Rethinking Resource Conflicts in Projects

When Best Practices Aren’t Enough

A few weeks ago, I came across a question on LinkedIn: You’re facing resource conflicts between programs. How can you ensure project timelines stay intact?

What surprised me wasn’t the question, but the sheer uniformity of the answers:

  • Assess the situation to understand the root cause
  • Collaborate with program managers to identify bottlenecks and reallocate resources
  • Prioritize and reprioritize tasks
  • Maintain effective communication with stakeholders and cross-functional teams
  • Implement consistent backup and contingency plans
  • Use resource leveling techniques to mitigate overload

Dozens of comments followed—virtually all variations on the same themes. Answers that could have been pulled directly from the PMBOK® Guide or any project management playbook. And to be clear: there’s nothing wrong with that. They work. They’re tested. They belong in every project manager’s toolkit. They represent what many of us have learned and successfully applied. I’m not here to question how experienced professionals manage their projects—far from it.

But here’s the nuance. These approaches work best in organizations with mature project cultures—where structured methodologies are in place, where project management is a full-time role, and where support systems for risk, resource, and timeline management are embedded in the organization.

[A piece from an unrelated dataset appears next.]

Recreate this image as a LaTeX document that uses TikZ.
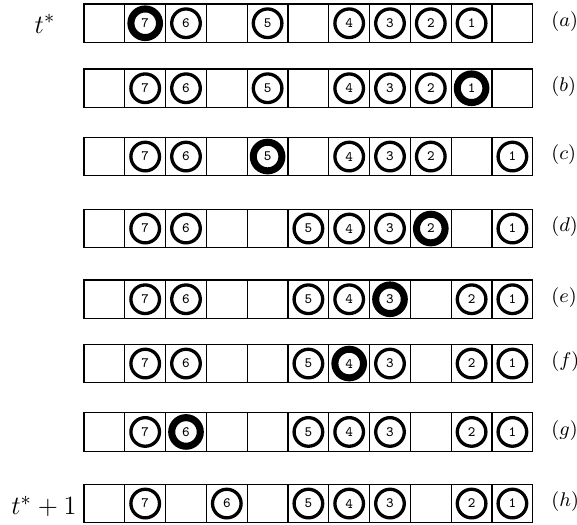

Unfortunately, that’s not the reality everywhere. In many businesses, projects are led by individuals whose core responsibilities lie elsewhere. They’re domain experts, product specialists, or department heads who’ve been asked to “take on the project” alongside their day job. Many projects run in parallel with daily operations. Often, the person managing the project wears multiple hats and juggles competing priorities.

Sometimes, there’s nothing left to prioritize because everything is business-critical. Sometimes, there simply aren’t any more resources to shuffle from one task to the next. And in those situations, relying solely on best practices can be like trying to fix a leaky roof with a manual that assumes the sun is shining.

Best practices are valuable—but they’re not infallible. They are guidelines, not gospel. That’s why I believe in the power of creative problem-solving.

Instead of just shifting priorities or requesting more budget, creative approaches can help your teams:

  • Initiate focused “blitz” sessions where team members work only on high-priority blockers. Follow with a short retro and repeat
  • Tap into non-traditional resources, like specialists from other departments, skill-exchange, etc.
  • Leverage cross-program collaboration, blending goals to reduce overhead—a mindset shift few consider under pressure
  • Use gamification, teams often discover options, optimizations, or overlooked internal talent
  • Simplify Principle, instead by waiting for Person A to finish Task X, simplify Task X enough that someone else can do a version of it. Then finalize later.

These aren’t silver bullets. But they’ve helped me keep timelines on track when conventional tactics hit their limits. Best practices should guide us, not confine us. When things get messy—and they often do—it’s the ability to think differently that gets the project delivered.